During the first (genteel and white-water free) leg of our journey downstream, guide Gwynn had used the time to explain the instructions he would use to get us paddling the raft effectively and safely through the rapids. These were a series of commands, such as "forwards" and "backwards" to direct our paddling, so we would end up on the best side of particular rocks, or in the right spot to be pulled along by the most appropriate currents.
Gwynn's other commands included "hold on" and "get down", which were for when things got wet and bumpy.
"All left" and "all right" meant a mad scramble to one side of the raft to redistribute the weight of the bobbing vessel's human payload if he thought we were running into trouble.

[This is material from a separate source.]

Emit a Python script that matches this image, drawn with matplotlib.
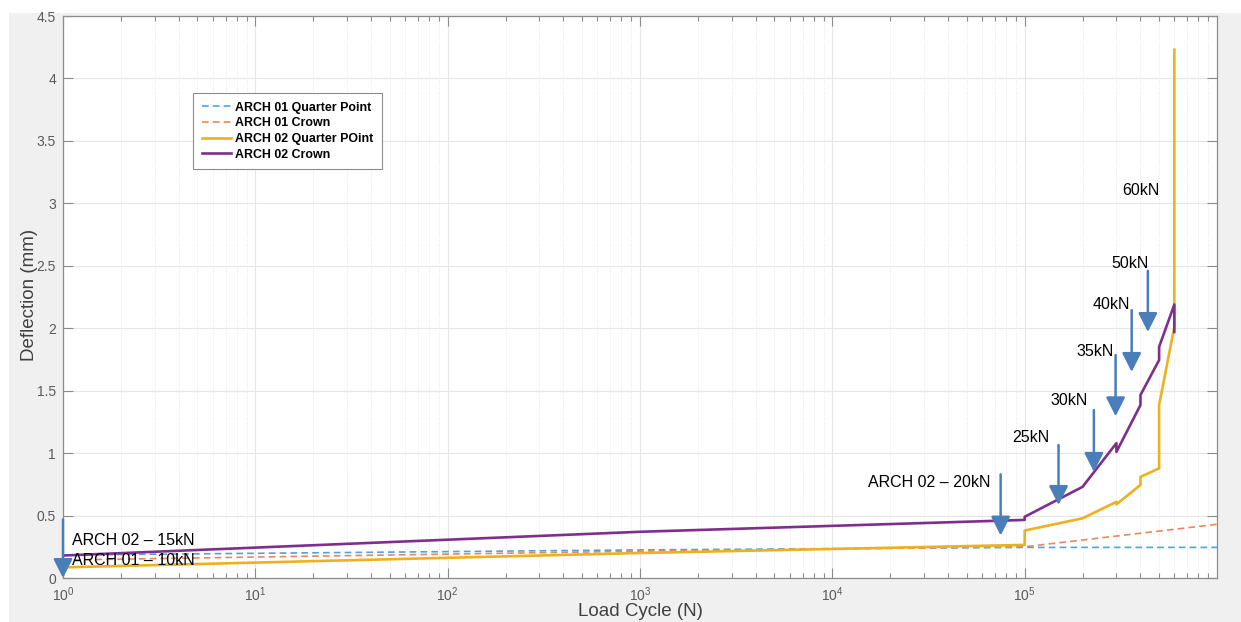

The journey down Long Rapid went well.
Gwynn's instructions, followed by our scrambled compliant paddling, worked a charm, getting us through the maelstrom. It was a thrill to have made it safely down into the calm waters below.
Long Rapid is rated a grade 4 or 5 on scale of difficulty used to assess sections of white water - where grade 1 means very little rough water and grade 5 is extremely difficult to navigate safely.
We were on Mohaka Rafting's grade 4/5 trip but the company also offers tamer grade 2 and 3 excursions for the less adventurous.
The next stretch of quiet water gave us the chance to take in the river's stunning scenery, from the sheer cliffs above to the almost extra-terrestrial rock formations. "It's like Jurassic Park isn't it?" one of the other guides said.
The exhilaration of successfully mastering the art of navigating the raft was wiped away at a later rapid when we get stuck, lodged sideways, on a rock and the fierce torrents of water begin to quickly fill the bottom of the boat. We did a quick "all right" which, as we had been taught, lifted the side of the raft higher out of the flow so water does not pound in quite as quickly. Then we began a desperate wrestling match with the rock, trying to pull ourselves free against the relentless force of the current.
Eventually we won the battle, the raft lurched forward and the threat of being swamped and capsized was averted. Again there was a sense of exhilaration in feeling we had mastered the technique for overcoming the challenges of these mighty surges of water.
Further downstream, we stopped at "Hotel Rock" - a mid-river formation so named by the guides because it is larger than a house and its cavernous formations make it look like it could be a temporary home.
After clambering around the rock it was time to traverse the section of river, and more spectacular scenery, but this time with the added thrill of rafting during a thunderstorm. Large dollops of rain wet us from above, adding to the spray from the rapids, as eerie claps of thunder fill the river canyon.
By the end of our 20km journey downstream, the sun had come out again and the sight of our bus, and the hot drinks and biscuits set out by driver Marilyn, were a welcome treat.
It has been a full day of sensory overload and exhilaration. An ideal and unique way to discover the Mohaka River, one of the scenic gems of the Hawke's Bay region.